Path Traversal in Graph Algorithms

Graph algorithms operating on user-controlled graphs have complexity dependent on graph structure. An algorithm with O(V + E) average-case complexity may have O(V^2) or worse complexity on specific graph structures.

Applications that allow users to define workflow graphs, dependency graphs, or any other structure where the application traverses the graph (cycle detection, topological sort, reachability analysis) are vulnerable to constructed adversarial graphs. A graph with pathological structure for the specific algorithm in use can exhaust CPU.

The Unifying Property

The common thread across all these cases: an algorithm applied to user-controlled input with a worst case far worse than its average case, and no bounds checking to prevent the worst case from triggering.

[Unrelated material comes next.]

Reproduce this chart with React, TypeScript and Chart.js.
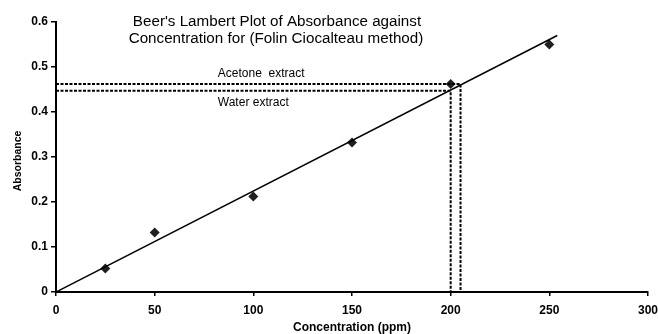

Worst-case complexity is rarely documented. Developers do not annotate functions with worst-case complexity assumptions about their inputs. Security reviews that examine algorithmic complexity require both knowledge of algorithm theory and the ability to trace user-controlled data through application processing to identify where it is fed into algorithms with unfavorable worst-case characteristics.